* SHORT PROBLEM
Transcribe the data in full and exactly, omitting any pictures.

╭─ PROVIDED DATA

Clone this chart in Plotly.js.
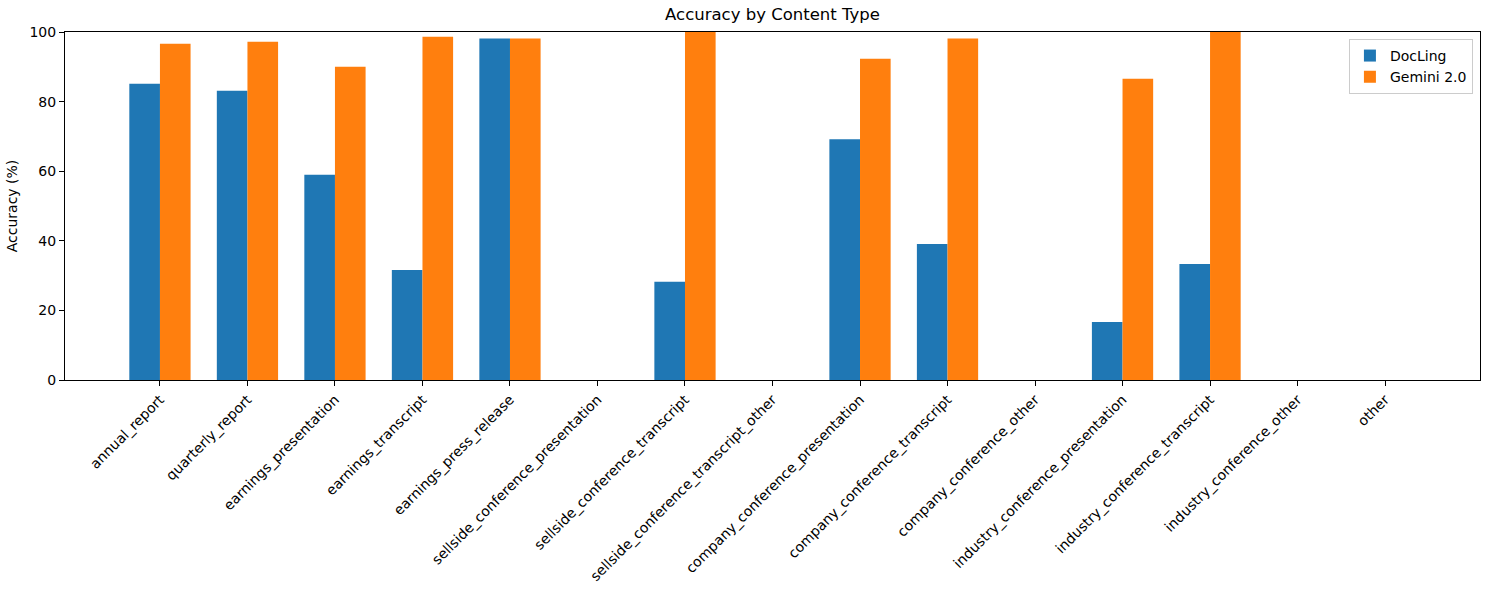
<!DOCTYPE html>
<html>
<head>
<meta charset="utf-8">
<script src="https://cdn.plot.ly/plotly-3.0.1.min.js"></script>
<style>
  html, body { margin: 0; padding: 0; background: #fff; }
  #chart { width: 1490px; height: 590px; }
</style>
</head>
<body>
<div id="chart"></div>
<script>
var contentTypes = [
  'annual_report', 'quarterly_report', 'earnings_presentation', 'earnings_transcript',
  'earnings_press_release', 'sellside_conference_presentation', 'sellside_conference_transcript',
  'sellside_conference_transcript_other', 'company_conference_presentation',
  'company_conference_transcript', 'company_conference_other', 'industry_conference_presentation',
  'industry_conference_transcript', 'industry_conference_other', 'other'
];
var doclingAcc = [85.1, 83.1, 59.0, 31.6, 98.1, 0, 28.2, 0, 69.2, 39.1, 0, 16.7, 33.3, 0, 0];
var geminiAcc = [96.6, 97.2, 90.0, 98.6, 98.1, 0, 100, 0, 92.3, 98.1, 0, 86.6, 100, 0, 0];

var data = [
  {
    x: contentTypes,
    y: doclingAcc,
    name: 'DocLing',
    type: 'bar',
    marker: { color: '#1f77b4', line: { width: 0 } }
  },
  {
    x: contentTypes,
    y: geminiAcc,
    name: 'Gemini 2.0',
    type: 'bar',
    marker: { color: '#ff7f0e', line: { width: 0 } }
  }
];

var layout = {
  width: 1490,
  height: 590,
  margin: { l: 65, r: 10, t: 32, b: 210 },
  paper_bgcolor: 'white',
  plot_bgcolor: 'white',
  font: { family: 'DejaVu Sans, sans-serif', size: 14, color: '#000' },
  title: {
    text: 'Accuracy by Content Type',
    font: { size: 16.5 },
    x: 0.5,
    xref: 'paper',
    xanchor: 'center',
    y: 1,
    yref: 'container',
    yanchor: 'top',
    pad: { t: 8 }
  },
  barmode: 'group',
  bargap: 0.3,
  bargroupgap: 0,
  showlegend: true,
  legend: {
    x: 0.995,
    xanchor: 'right',
    y: 0.98,
    yanchor: 'top',
    bordercolor: '#cccccc',
    borderwidth: 1,
    bgcolor: 'rgba(255,255,255,0.8)',
    font: { size: 14 },
    itemwidth: 30
  },
  xaxis: {
    type: 'category',
    range: [-1.085, 15.085],
    tickangle: -45,
    ticks: 'outside',
    ticklen: 5,
    tickcolor: '#000',
    showline: true,
    mirror: true,
    linecolor: '#000',
    linewidth: 1,
    showgrid: false,
    zeroline: false,
    tickfont: { size: 14 }
  },
  yaxis: {
    title: { text: 'Accuracy (%)', font: { size: 14 }, standoff: 8 },
    range: [0, 100],
    tickvals: [0, 20, 40, 60, 80, 100],
    ticks: 'outside',
    ticklen: 5,
    tickcolor: '#000',
    showline: true,
    mirror: true,
    linecolor: '#000',
    linewidth: 1,
    showgrid: false,
    zeroline: false,
    tickfont: { size: 14 }
  }
};

Plotly.newPlot('chart', data, layout, { displayModeBar: false });
</script>
</body>
</html>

╰─

* OUTPUT FOR THIS EXERCISE
Clone this chart in Plotly.js.
<!DOCTYPE html>
<html>
<head>
<meta charset="utf-8">
<script src="https://cdn.plot.ly/plotly-3.0.1.min.js"></script>
<style>
  html, body { margin: 0; padding: 0; background: #fff; }
  #chart { width: 1490px; height: 590px; }
</style>
</head>
<body>
<div id="chart"></div>
<script>
var contentTypes = [
  'annual_report', 'quarterly_report', 'earnings_presentation', 'earnings_transcript',
  'earnings_press_release', 'sellside_conference_presentation', 'sellside_conference_transcript',
  'sellside_conference_transcript_other', 'company_conference_presentation',
  'company_conference_transcript', 'company_conference_other', 'industry_conference_presentation',
  'industry_conference_transcript', 'industry_conference_other', 'other'
];
var doclingAcc = [85.1, 83.1, 59.0, 31.6, 98.1, 0, 28.2, 0, 69.2, 39.1, 0, 16.7, 33.3, 0, 0];
var geminiAcc = [96.6, 97.2, 90.0, 98.6, 98.1, 0, 100, 0, 92.3, 98.1, 0, 86.6, 100, 0, 0];

var data = [
  {
    x: contentTypes,
    y: doclingAcc,
    name: 'DocLing',
    type: 'bar',
    marker: { color: '#1f77b4', line: { width: 0 } }
  },
  {
    x: contentTypes,
    y: geminiAcc,
    name: 'Gemini 2.0',
    type: 'bar',
    marker: { color: '#ff7f0e', line: { width: 0 } }
  }
];

var layout = {
  width: 1490,
  height: 590,
  margin: { l: 65, r: 10, t: 32, b: 210 },
  paper_bgcolor: 'white',
  plot_bgcolor: 'white',
  font: { family: 'DejaVu Sans, sans-serif', size: 14, color: '#000' },
  title: {
    text: 'Accuracy by Content Type',
    font: { size: 16.5 },
    x: 0.5,
    xref: 'paper',
    xanchor: 'center',
    y: 1,
    yref: 'container',
    yanchor: 'top',
    pad: { t: 8 }
  },
  barmode: 'group',
  bargap: 0.3,
  bargroupgap: 0,
  showlegend: true,
  legend: {
    x: 0.995,
    xanchor: 'right',
    y: 0.98,
    yanchor: 'top',
    bordercolor: '#cccccc',
    borderwidth: 1,
    bgcolor: 'rgba(255,255,255,0.8)',
    font: { size: 14 },
    itemwidth: 30
  },
  xaxis: {
    type: 'category',
    range: [-1.085, 15.085],
    tickangle: -45,
    ticks: 'outside',
    ticklen: 5,
    tickcolor: '#000',
    showline: true,
    mirror: true,
    linecolor: '#000',
    linewidth: 1,
    showgrid: false,
    zeroline: false,
    tickfont: { size: 14 }
  },
  yaxis: {
    title: { text: 'Accuracy (%)', font: { size: 14 }, standoff: 8 },
    range: [0, 100],
    tickvals: [0, 20, 40, 60, 80, 100],
    ticks: 'outside',
    ticklen: 5,
    tickcolor: '#000',
    showline: true,
    mirror: true,
    linecolor: '#000',
    linewidth: 1,
    showgrid: false,
    zeroline: false,
    tickfont: { size: 14 }
  }
};

Plotly.newPlot('chart', data, layout, { displayModeBar: false });
</script>
</body>
</html>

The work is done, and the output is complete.